In Defense of Matlab Code

Julia, Python, and performance tradeoffs

  • Several comments argue Julia “already solves” most MATLAB problems, with cleaner semantics (e.g., explicit broadcasting, fewer shape footguns) and math-like syntax comparable to MATLAB.
  • Others contend Julia adds its own issues: JIT warmup makes it awkward for short scripts, tooling is immature vs Python (IDEs, plugins), and the ecosystem is thinner.
  • A long performance anecdote describes a heavily optimized Python pipeline (mostly glue over C) ported to Julia in ~2 weeks and running ~14× faster; in interview take‑homes, the fastest submissions were consistently in Julia rather than C++.
  • Counterarguments claim the C++ code must have been suboptimal and maintain that truly critical parts “should be C++ anyway”; supporters reply that Julia’s productivity, profiling tools, and generic programming let you reach high performance faster than typical C++/Rust in practice.

MATLAB’s strengths, weaknesses, and ecosystem

  • Strong points repeatedly cited: Simulink, auto‑code generation for embedded targets, excellent documentation, plotting quality, and the breadth of MathWorks toolboxes plus professional support.
  • Some say MATLAB’s unique value is as a single, cohesive environment spanning numerics, GUIs, model‑based design, HIL/SIL, visualization, etc.—something no open alternative fully replicates.
  • Major complaints: licensing complexity and cost (especially post‑academia), lock‑in to proprietary toolboxes, license servers, and difficulty integrating into flexible, many‑machine workflows.
  • Technical pain points: over‑optimization for matrix math, awkward strings and OOP, trouble with very large data, and fragile or opaque behavior for non‑matrix tasks.

Array semantics, readability, and NumPy friction

  • Many agree MATLAB/Julia-style code maps more directly from “whiteboard math” than NumPy; the original example is criticized for using needlessly contorted NumPy idioms.
  • Debate over MATLAB broadcasting like [1 2 3] + [1;2;3]: some call it a footgun, others find it a concise, powerful idiom (e.g., all pairwise differences or sums).
  • NumPy’s 1D arrays, reshaping, and np.newaxis/None tricks are seen as conceptually noisy for non-programmers; others prefer NumPy’s clear separation of vectors vs matrices and lack of forced row/column choice.
  • Julia’s explicit broadcasting (.+) is praised for making shape errors more visible and allowing clean distinction between matrix ops (e.g., exp(M)) and elementwise ones (exp.(M)).

Octave, RunMat, and other MATLAB-like tools

  • Octave is widely mentioned as a free MATLAB‑compatible option used in courses and research, but repeatedly noted as much slower and missing many MATLAB functions/toolboxes.
  • Other clones: Scilab, Freemat (stagnant), Nelson.
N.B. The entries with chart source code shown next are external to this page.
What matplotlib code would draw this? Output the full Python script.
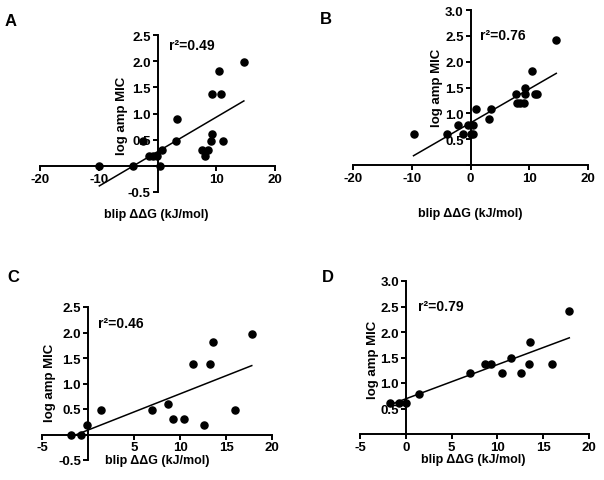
import numpy as np
import matplotlib
matplotlib.use("Agg")
import matplotlib.pyplot as plt

plt.rcParams['font.family'] = ['Liberation Sans', 'DejaVu Sans']
plt.rcParams['font.weight'] = 'bold'

W, H = 604, 481

# panel A: all mutants
a_x = [-9.9, -4.1, -2.4, -1.4, -0.7, -0.1, 0.4, 0.8, 3.1, 3.4, 7.5, 8.0, 8.6,
       9.1, 9.2, 9.2, 10.4, 10.8, 11.2, 14.7]
a_y = [0.0, 0.0, 0.48, 0.18, 0.18, 0.18, 0.0, 0.30, 0.48, 0.90, 0.30, 0.18, 0.30,
       0.48, 0.60, 1.38, 1.81, 1.38, 0.48, 1.98]

# panel B
b_x = [-9.7, -4.0, -2.2, -1.25, -0.5, 0.0, 0.45, 0.45, 0.9, 3.2, 3.5, 7.7, 7.95,
       8.5, 9.1, 9.3, 9.3, 10.45, 11.0, 11.3, 14.6]
b_y = [0.60, 0.60, 0.78, 0.60, 0.78, 0.60, 0.78, 0.60, 1.08, 0.90, 1.08, 1.38, 1.20,
       1.20, 1.20, 1.50, 1.38, 1.81, 1.38, 1.38, 2.41]

# panel C
c_x = [-1.8, -0.8, -0.1, 1.45, 7.0, 8.7, 9.25, 10.4, 11.45, 12.6, 13.3, 13.55, 16.0, 17.8]
c_y = [0.0, 0.0, 0.18, 0.48, 0.48, 0.60, 0.30, 0.30, 1.38, 0.18, 1.38, 1.81, 0.48, 1.98]

# panel D
d_x = [-1.75, -0.77, 0.0, 1.46, 7.0, 8.7, 9.3, 10.5, 11.5, 12.6, 13.4, 13.6, 16.0, 17.85]
d_y = [0.60, 0.60, 0.60, 0.79, 1.20, 1.38, 1.38, 1.20, 1.50, 1.20, 1.38, 1.81, 1.38, 2.41]

# linear fits (slope, intercept) and r^2 as printed
fits = [(0.066, 0.27), (0.0656, 0.816), (0.071, 0.087), (0.067, 0.69)]
r2 = ['0.49', '0.76', '0.46', '0.79']
letters = ['A', 'B', 'C', 'D']

xlims = [(-20, 20), (-20, 20), (-5, 20), (-5, 20)]
ylims = [(-0.5, 2.5), (0, 3), (-0.5, 2.5), (0, 3)]
xticks = [[-20, -10, 0, 10, 20], [-20, -10, 0, 10, 20],
          [-5, 0, 5, 10, 15, 20], [-5, 0, 5, 10, 15, 20]]
yticks = [[-0.5, 0, 0.5, 1.0, 1.5, 2.0, 2.5], [0, 0.5, 1.0, 1.5, 2.0, 2.5, 3.0],
          [-0.5, 0, 0.5, 1.0, 1.5, 2.0, 2.5], [0, 0.5, 1.0, 1.5, 2.0, 2.5, 3.0]]

# pixel boxes of the axes: left, right, top, bottom
boxes = [(40, 275, 36, 193), (353, 588, 11, 166), (42, 272, 308, 461), (360, 589, 282, 435)]
letter_pos = [(5, 22), (320, 20), (7, 278), (322, 278)]
r2_pos = [(169, 46), (480, 36), (98, 324), (418, 307)]
ylab_pos = [(122, 116), (437, 88), (50, 383), (373, 360)]
xlab_pos = [(156, 215), (470, 214), (157, 461), (473, 460)]

data = [(a_x, a_y), (b_x, b_y), (c_x, c_y), (d_x, d_y)]

fig = plt.figure(figsize=(W / 100, H / 100), dpi=100)


def fx(px):
    return px / W


def fy(py):
    return 1 - py / H


for i in range(4):
    l, r, t, b = boxes[i]
    ax = fig.add_axes([fx(l), fy(b), fx(r) - fx(l), fy(t) - fy(b)])
    ax.patch.set_alpha(0)
    ax.set_xlim(xlims[i])
    ax.set_ylim(ylims[i])
    for s in ['top', 'right']:
        ax.spines[s].set_visible(False)
    ax.spines['left'].set_position(('data', 0))
    ax.spines['bottom'].set_position(('data', 0))
    ax.spines['left'].set_linewidth(1.4)
    ax.spines['bottom'].set_linewidth(1.4)

    ax.set_xticks(xticks[i])
    ax.set_yticks(yticks[i])
    # GraphPad leaves out the label where the other axis crosses
    xl = [str(v) for v in xticks[i]]
    if ylims[i][0] < 0:
        xl = ['' if v == 0 else s for v, s in zip(xticks[i], xl)]
    ax.set_xticklabels(xl)
    ax.set_yticklabels(['' if v == 0 else '%.1f' % v for v in yticks[i]])
    ax.tick_params(direction='out', length=3.5, width=1.4, labelsize=9.5, pad=1.5)
    for lab in ax.get_xticklabels() + ax.get_yticklabels():
        lab.set_fontweight('bold')

    x, y = data[i]
    ax.scatter(x, y, s=26, color='black', zorder=3, clip_on=False)
    k, c = fits[i]
    xs = np.array([min(x), max(x)])
    ax.plot(xs, k * xs + c, color='black', lw=1.1, zorder=3, clip_on=False)

    fig.text(fx(letter_pos[i][0]), fy(letter_pos[i][1]), letters[i],
             fontsize=12, fontweight='bold', va='center', ha='left')
    fig.text(fx(r2_pos[i][0]), fy(r2_pos[i][1]), 'r\u00b2=' + r2[i],
             fontsize=10, fontweight='bold', va='center', ha='left')
    fig.text(fx(ylab_pos[i][0]), fy(ylab_pos[i][1]), 'log amp MIC', rotation=90,
             fontsize=9.5, fontweight='bold', va='center', ha='center')
    fig.text(fx(xlab_pos[i][0]), fy(xlab_pos[i][1]), 'blip \u0394\u0394G (kJ/mol)',
             fontsize=9, fontweight='bold', va='center', ha='center')

fig.savefig('out.png', dpi=100, facecolor='white')
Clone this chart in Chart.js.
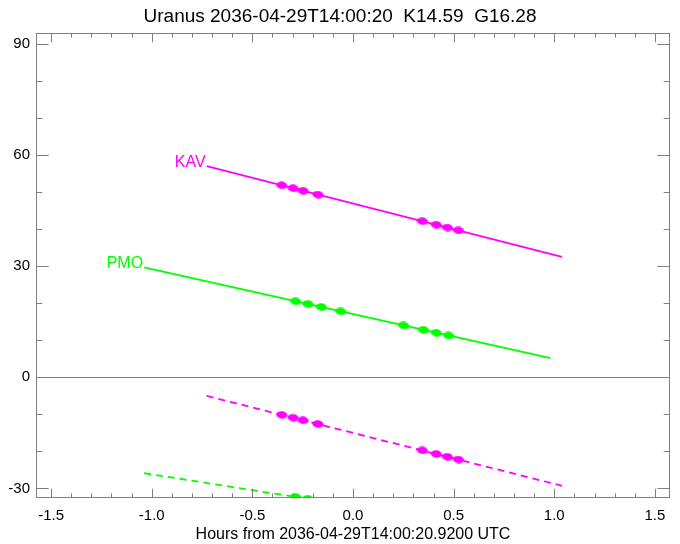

None are seen as matching MATLAB’s breadth, especially toolboxes and Simulink.
  • RunMat (the article’s project) is presented as a new Rust‑based, open-source MATLAB runtime focused on aggressive fusion and transparent CPU/GPU execution, aiming to be “the fastest way to run math.”
  • Questions arise why not extend Octave instead; the RunMat author cites architectural constraints and the need for a new execution model. Concerns remain about replicating MATLAB’s specialized toolboxes, which require expensive domain expertise.

Adoption, reliability, and perceptions

  • Some organizations have deliberately migrated from MATLAB to Python/R/Julia, reporting happier users and fewer licensing headaches.
  • Others stress that in certain industries (e.g., aerospace, control, some neuroscience historically), MATLAB + Simulink remain de facto standards, partly for reproducibility and consistent results across platforms.
  • Several comments are strongly negative on MATLAB (poor general-purpose language, closed algorithms like fft, lack of built‑in testing/version‑control culture).
  • Multiple readers suspect the blog post itself is AI‑assisted and partly a marketing vehicle for RunMat, which reduces their trust in its MATLAB claims.